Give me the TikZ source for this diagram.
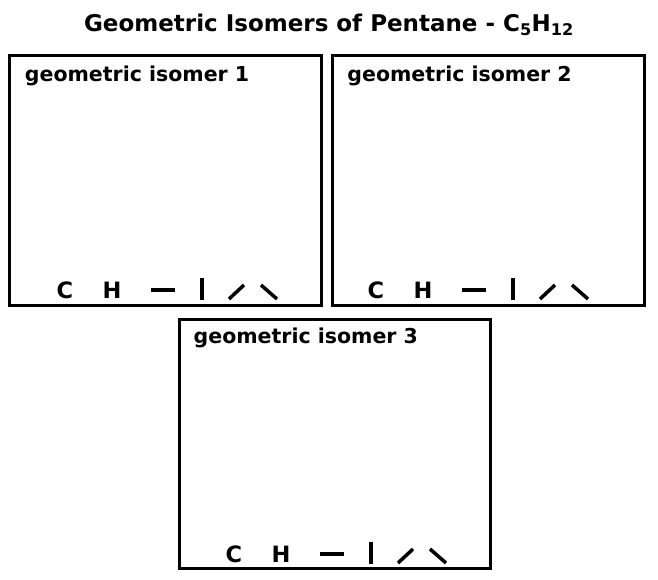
\documentclass[tikz,border=0pt]{standalone}
\usepackage{fontspec}
\setmainfont{DejaVu Sans}
\usetikzlibrary{positioning}

\tikzset{
  isobox/.style={draw,line width=3pt,minimum width=311.5pt,minimum height=249pt,inner sep=0pt},
  isolabel/.style={font=\fontsize{20.5}{22}\selectfont\bfseries,anchor=base west,inner sep=0pt},
  atom/.style={font=\fontsize{22.5}{24}\selectfont\bfseries,anchor=base,inner sep=0pt},
  bond/.style={line width=3.5pt}
}

\begin{document}
\begin{tikzpicture}[x=1pt,y=-1pt]
        \useasboundingbox (0,0) rectangle (658,580);

        \node[font=\fontsize{23}{26}\selectfont\bfseries,anchor=base,inner sep=0pt] (title) at (329,32)
        {Geometric Isomers of Pentane - C\textsubscript{5}H\textsubscript{12}};

        \node[isobox] (iso1) at (165.5,180.5) {};
        \node[isobox] (iso2) at (488.5,180.5) {};
        \node[isobox] (iso3) at (334.75,444) {};

        \node[isolabel] (lab1) at ([xshift=16.5pt,yshift=-27pt]iso1.north west) {geometric isomer 1};
        \node[isolabel] (lab2) at ([xshift=16pt,yshift=-27pt]iso2.north west) {geometric isomer 2};
        \node[isolabel] (lab3) at ([xshift=16pt,yshift=-25pt]iso3.north west) {geometric isomer 3};

        \foreach \n/\px/\py in {1/65/298, 2/376/298, 3/234/562} {
          \begin{scope}[shift={(\px,\py)}]
            \node[atom] (c\n) at (0,0) {C};
            \node[atom] (h\n) at (47,0) {H};
            \draw[bond] (86,-8)--(110,-8);
            \draw[bond] (137,-20)--(137,2);
            \draw[bond] (164,1)--(179,-13);
            \draw[bond] (196,-13)--(212,1);
          \end{scope}
        }
    \end{tikzpicture}
\end{document}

# # # # #

#### WHAT TO WORK ON:
Copy out the listing exactly as it stands, but not the pictures.

#### RESULT OF THIS TASK:
Give me the TikZ source for this diagram.
\documentclass[tikz,border=0pt]{standalone}
\usepackage{fontspec}
\setmainfont{DejaVu Sans}
\usetikzlibrary{positioning}

\tikzset{
  isobox/.style={draw,line width=3pt,minimum width=311.5pt,minimum height=249pt,inner sep=0pt},
  isolabel/.style={font=\fontsize{20.5}{22}\selectfont\bfseries,anchor=base west,inner sep=0pt},
  atom/.style={font=\fontsize{22.5}{24}\selectfont\bfseries,anchor=base,inner sep=0pt},
  bond/.style={line width=3.5pt}
}

\begin{document}
\begin{tikzpicture}[x=1pt,y=-1pt]
        \useasboundingbox (0,0) rectangle (658,580);

        \node[font=\fontsize{23}{26}\selectfont\bfseries,anchor=base,inner sep=0pt] (title) at (329,32)
        {Geometric Isomers of Pentane - C\textsubscript{5}H\textsubscript{12}};

        \node[isobox] (iso1) at (165.5,180.5) {};
        \node[isobox] (iso2) at (488.5,180.5) {};
        \node[isobox] (iso3) at (334.75,444) {};

        \node[isolabel] (lab1) at ([xshift=16.5pt,yshift=-27pt]iso1.north west) {geometric isomer 1};
        \node[isolabel] (lab2) at ([xshift=16pt,yshift=-27pt]iso2.north west) {geometric isomer 2};
        \node[isolabel] (lab3) at ([xshift=16pt,yshift=-25pt]iso3.north west) {geometric isomer 3};

        \foreach \n/\px/\py in {1/65/298, 2/376/298, 3/234/562} {
          \begin{scope}[shift={(\px,\py)}]
            \node[atom] (c\n) at (0,0) {C};
            \node[atom] (h\n) at (47,0) {H};
            \draw[bond] (86,-8)--(110,-8);
            \draw[bond] (137,-20)--(137,2);
            \draw[bond] (164,1)--(179,-13);
            \draw[bond] (196,-13)--(212,1);
          \end{scope}
        }
    \end{tikzpicture}
\end{document}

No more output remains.